11:03 p.m. Whats a lie i you lovn me. Let's cuddle.
At least we lost an hour tonight! Less time to make a fool of myself
My whole home page is your drunken face booking, congrats.
I am at The Loft in SoNo, and there are two girls within arms reach that are making out with each other AGGRESIVELY. Like I can see 100% of a boob
For future reference, this is Trevors little sisters phone now. Trevs number is 484 XXX XXXX. Great story tho
i'm in the guys across the halls apartment. i think 7 MIP guy wants me. he just got a medical marijuana card. might be worth it.
How the hell am I supposed to know what lotion to get her?
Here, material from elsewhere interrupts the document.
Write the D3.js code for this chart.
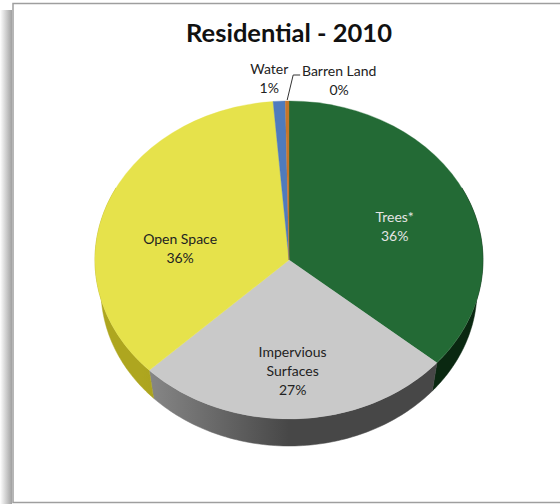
<!DOCTYPE html>
<html>
<head>
<meta charset="utf-8">
<script src="https://cdn.jsdelivr.net/npm/d3@7"></script>
<style>
  html, body { margin: 0; padding: 0; background: #fff; }
  svg { display: block; }
</style>
</head>
<body>
<svg id="chart" width="560" height="504"></svg>
<script>
// Land cover shares, residential parcels, 2010 (percent)
const categories = ["Trees*", "Impervious Surfaces", "Open Space", "Water", "Barren Land"];
const shares     = [36.2, 26.6, 35.9, 1.0, 0.3];
const labelLines = [["Trees*"], ["Impervious", "Surfaces"], ["Open Space"], ["Water"], ["Barren Land"]];
const topColors  = ["#236a35", "#c9c9c9", "#e6e24b", "#4f7bbd", "#c8762a"];
const sideColors = [["#143f1f", "#0a2811"], ["#8a8a8a", "#474747"], ["#aea61f", "#8c8517"], ["#38598a", "#2a4469"], ["#9a5a1e", "#7a4614"]];
const title = "Residential - 2010";

const W = 560, H = 504;
const cx = 289, cy = 260, rx = 194, ry = 159, depth = 27;
// the lower rim sits a little further from the eye, so it is drawn slightly smaller
const rxLow = rx - 6, ryLow = ry - 3, cyLow = cy + depth + 3;

const svg = d3.select("#chart");
const defs = svg.append("defs");

// frame with a soft shadow along the left edge
const shadow = defs.append("linearGradient").attr("id", "lshadow").attr("x1", 0).attr("x2", 1).attr("y1", 0).attr("y2", 0);
shadow.append("stop").attr("offset", 0).attr("stop-color", "#ffffff");
shadow.append("stop").attr("offset", 1).attr("stop-color", "#a0a0a0");
svg.append("rect").attr("x", 0).attr("y", 10).attr("width", 12).attr("height", H - 10).attr("fill", "url(#lshadow)");
svg.append("rect").attr("x", 13).attr("y", 3.5).attr("width", W + 20).attr("height", 499)
  .attr("fill", "#fff").attr("stroke", "#9e9e9e").attr("stroke-width", 1.5);

svg.append("text").attr("x", cx).attr("y", 42).attr("text-anchor", "middle")
  .attr("font-family", "Lato, 'Open Sans', sans-serif").attr("font-weight", 700)
  .attr("font-size", 25.5).attr("fill", "#111").text(title);

const pie = d3.pie().sort(null).value(d => d)(shares);

// projected points on the tilted disc: angle clockwise from 12 o'clock
const proj = (a, f, z) => [cx + rx * f * Math.sin(a), cy - ry * f * Math.cos(a) + z];
const projLow = a => [cx + rxLow * Math.sin(a), cyLow - ryLow * Math.cos(a)];

// side wall gradients
sideColors.forEach((c, i) => {
  const g = defs.append("linearGradient").attr("id", "side" + i).attr("gradientUnits", "userSpaceOnUse")
    .attr("x1", cx - rx).attr("x2", cx + rx).attr("y1", 0).attr("y2", 0);
  g.append("stop").attr("offset", 0.12).attr("stop-color", c[0]);
  g.append("stop").attr("offset", 0.5).attr("stop-color", c[1]);
  g.append("stop").attr("offset", 1).attr("stop-color", c[1]);
});

// front wall of each slice; the top face covers whatever is hidden behind it
const sideG = svg.append("g");
pie.forEach((p, i) => {
  const a = Math.max(p.startAngle, Math.PI * 0.35), b = Math.min(p.endAngle, Math.PI * 1.65);
  if (b <= a) return;
  const n = 80, pts = [];
  for (let k = 0; k <= n; k++) pts.push(proj(a + (b - a) * k / n, 1, 0));
  for (let k = n; k >= 0; k--) pts.push(projLow(a + (b - a) * k / n));
  sideG.append("path").attr("d", d3.line()(pts) + "Z").attr("fill", `url(#side${i})`)
    .attr("stroke", `url(#side${i})`).attr("stroke-width", 0.5);
});

// top face of the pie
const arc = d3.arc().innerRadius(0).outerRadius(1);
svg.append("g").attr("transform", `translate(${cx},${cy}) scale(${rx},${ry})`)
  .selectAll("path").data(pie).join("path")
  .attr("d", arc).attr("fill", (d, i) => topColors[i])
  .attr("stroke", (d, i) => topColors[i]).attr("stroke-width", 0.002);

// labels
const font = "Lato, 'Open Sans', sans-serif";
const lineH = 19;
const fmt = v => Math.round(v) + "%";
// inside labels: radial fraction and vertical nudge per slice
const inside = { 0: { f: 0.6, dy: 7 }, 1: { f: 0.6, dy: 16 }, 2: { f: 0.6, dy: 22 } };
const labelG = svg.append("g").attr("font-family", font).attr("font-size", 14).attr("text-anchor", "middle");

pie.forEach((p, i) => {
  const mid = (p.startAngle + p.endAngle) / 2;
  const lines = labelLines[i].concat([fmt(shares[i])]);
  let x, yc, color = "#222";
  if (inside[i]) {
    const pt = proj(mid, inside[i].f, 0);
    x = pt[0]; yc = pt[1] + inside[i].dy;
    if (i === 0) color = "#e4e4e4";
  } else {
    const rim = proj(mid, 1, 0);
    if (categories[i] === "Water") { x = rim[0] - 10; yc = rim[1] - 23; }
    else {
      x = rim[0] + 52; yc = rim[1] - 21;
      svg.append("path").attr("fill", "none").attr("stroke", "#333").attr("stroke-width", 1)
        .attr("d", d3.line()([[rim[0] + 13, rim[1] - 26], [rim[0] + 6, rim[1] - 26], [rim[0], rim[1] - 1]]));
    }
  }
  const t = labelG.append("text").attr("fill", color);
  lines.forEach((s, k) => {
    t.append("tspan").attr("x", x).attr("y", yc + (k - (lines.length - 1) / 2) * lineH + 5).text(s);
  });
});
</script>
</body>
</html>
They should have a dressing booth where I could go test how good it is for jerking off, then I'd know.
i would have smoked before this dance, how ever i have surgery Monday and I looked up weed and anesthesia and fatalities was mentioned, so i decided that it would be a bad idea
probs a good idea
i like the whole idea of life and being alive
you sure you're not high?
I don't know why girls would even talk to someone as drunk as I was.
I'm eating the rest of the Xmas shrooms and welcoming 2012 by communing with the pine cone.
Our innocent game of 'Duck, duck, booze.' ended up not being so innocent
She licked EVERYTHING then yelled at me in Spanish. I just kept saying SI.
Found a grenade pin. Still no Dave.
I came so hard I went blind for a few seconds.
i like that he makes me laugh. those are like my two favorite things. laughing and fucking.
We were having sex and he started doing some weird swivel move. I was like wtf and he said sorry just trying to pop my knee.